The Medal and also a Bronze Star Medal earned earlier in the Saipan campaign, were presented to his parents on 8 July 1945, the first anniversary of his death, in their home by Col Norman E. True of the Marine Barracks in Great Lakes, Illinois. This quiet informal presentation was made at the request of the hero’s mother.

In January 1946 the Navy named one of its new destroyers after Sgt. Timmerman.

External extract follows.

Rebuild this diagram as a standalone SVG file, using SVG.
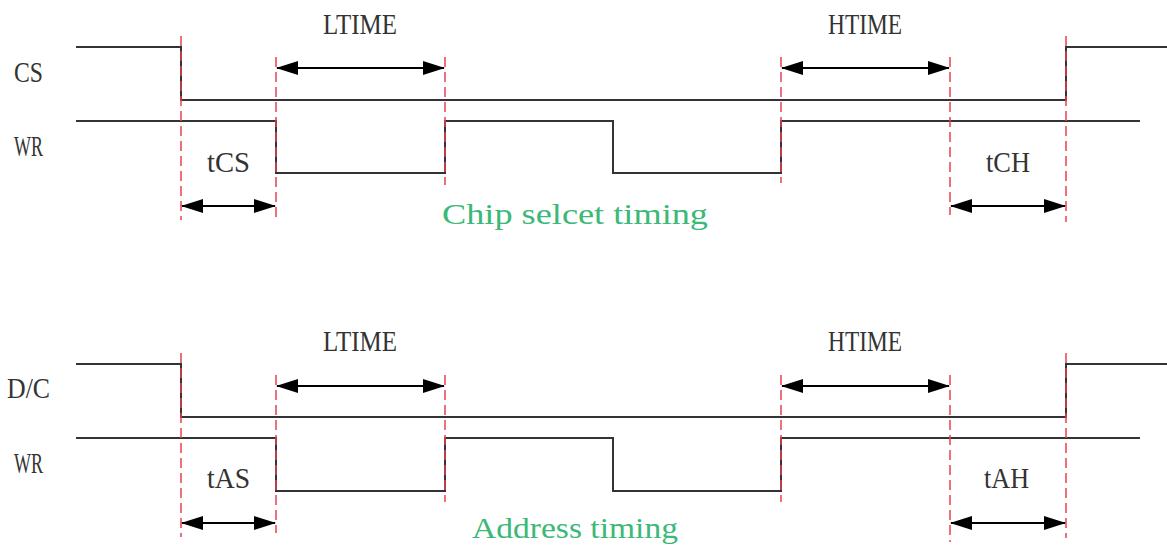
<svg xmlns="http://www.w3.org/2000/svg" width="1167" height="547" viewBox="0 0 1167 547">
<defs>
<marker id="ah" markerUnits="userSpaceOnUse" markerWidth="22" markerHeight="14" refX="21" refY="7" orient="auto-start-reverse" viewBox="0 0 22 14">
<path d="M0,0 L22,7 L0,14 z" fill="#000"/>
</marker>
<style>
.sig{fill:none;stroke:#333;stroke-width:2}
.grid{stroke:#e8424f;stroke-width:1.5;stroke-dasharray:10 5;fill:none}
.dim{stroke:#000;stroke-width:2;fill:none;marker-start:url(#ah);marker-end:url(#ah)}
.lbl{font-family:"Liberation Serif","DejaVu Serif",serif;font-size:30px;fill:#333}
.cap{font-family:"Liberation Serif","DejaVu Serif",serif;font-size:30px;fill:#3cb878}
</style>
</defs>
<rect width="1167" height="547" fill="#fff"/>

<g id="chip-select-timing">
  <g id="cs-signal">
    <text class="lbl" x="14" y="82" textLength="29" lengthAdjust="spacingAndGlyphs">CS</text>
    <path class="sig" d="M76,47 H181 V100 H1066 V47 H1167"/>
  </g>
  <g id="wr-signal-1">
    <text class="lbl" x="14" y="156" textLength="29" lengthAdjust="spacingAndGlyphs">WR</text>
    <path class="sig" d="M76,121 H276 V173 H445 V121 H613 V173 H781 V121 H1140"/>
  </g>
  <g id="guides-1">
    <path class="grid" d="M181,36 V220 M276,57 V217 M445,57 V185 M781,57 V183 M950,57 V215 M1066,36 V222"/>
  </g>
  <g id="dims-1">
    <path class="dim" d="M277,68 H444"/>
    <path class="dim" d="M782,68 H949"/>
    <path class="dim" d="M182,206 H275"/>
    <path class="dim" d="M951,206 H1065"/>
    <text class="lbl" x="323" y="34" textLength="74" lengthAdjust="spacingAndGlyphs">LTIME</text>
    <text class="lbl" x="828" y="34" textLength="74" lengthAdjust="spacingAndGlyphs">HTIME</text>
    <text class="lbl" x="207" y="172" textLength="43" lengthAdjust="spacingAndGlyphs">tCS</text>
    <text class="lbl" x="986" y="172" textLength="44" lengthAdjust="spacingAndGlyphs">tCH</text>
  </g>
  <text class="cap" x="442" y="224" textLength="266" lengthAdjust="spacingAndGlyphs">Chip selcet timing</text>
</g>

<g id="address-timing">
  <g id="dc-signal">
    <text class="lbl" x="7" y="398" textLength="43" lengthAdjust="spacingAndGlyphs">D/C</text>
    <path class="sig" d="M76,364 H181 V417 H1066 V364 H1167"/>
  </g>
  <g id="wr-signal-2">
    <text class="lbl" x="14" y="473" textLength="29" lengthAdjust="spacingAndGlyphs">WR</text>
    <path class="sig" d="M76,438 H276 V491 H445 V438 H613 V491 H781 V438 H1140"/>
  </g>
  <g id="guides-2">
    <path class="grid" d="M181,353 V537 M276,375 V533 M445,375 V502 M781,375 V502 M950,375 V542 M1066,353 V538"/>
  </g>
  <g id="dims-2">
    <path class="dim" d="M277,386 H444"/>
    <path class="dim" d="M782,386 H949"/>
    <path class="dim" d="M182,523 H275"/>
    <path class="dim" d="M951,523 H1065"/>
    <text class="lbl" x="323" y="351" textLength="74" lengthAdjust="spacingAndGlyphs">LTIME</text>
    <text class="lbl" x="828" y="351" textLength="74" lengthAdjust="spacingAndGlyphs">HTIME</text>
    <text class="lbl" x="207" y="488" textLength="43" lengthAdjust="spacingAndGlyphs">tAS</text>
    <text class="lbl" x="984" y="488" textLength="45" lengthAdjust="spacingAndGlyphs">tAH</text>
  </g>
  <text class="cap" x="472" y="538" textLength="206" lengthAdjust="spacingAndGlyphs">Address timing</text>
</g>
</svg>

The USS Timmerman (DD-828) was christened by his mother.

Other medals earned by Sgt Timmerman in addition to the Medal of Honor and the Bronze Star Medal, include the Purple Heart with gold star, the Presidential Unit Citation with one bronze star, the American Defense Medal with Base Clasp, the China Service Medal, the Asiatic-Pacific Medal with two bronze stars, the American Theatre Ribbon, the Good Conduct Medal, and the World War II Victory Medal.

Initially buried in the 2d Marine

Division Cemetery on Saipan, Marianas Island, Sgt. Timmerman was later reinterred in the National Cemetery of the Pacific, Honolulu, Hawaii.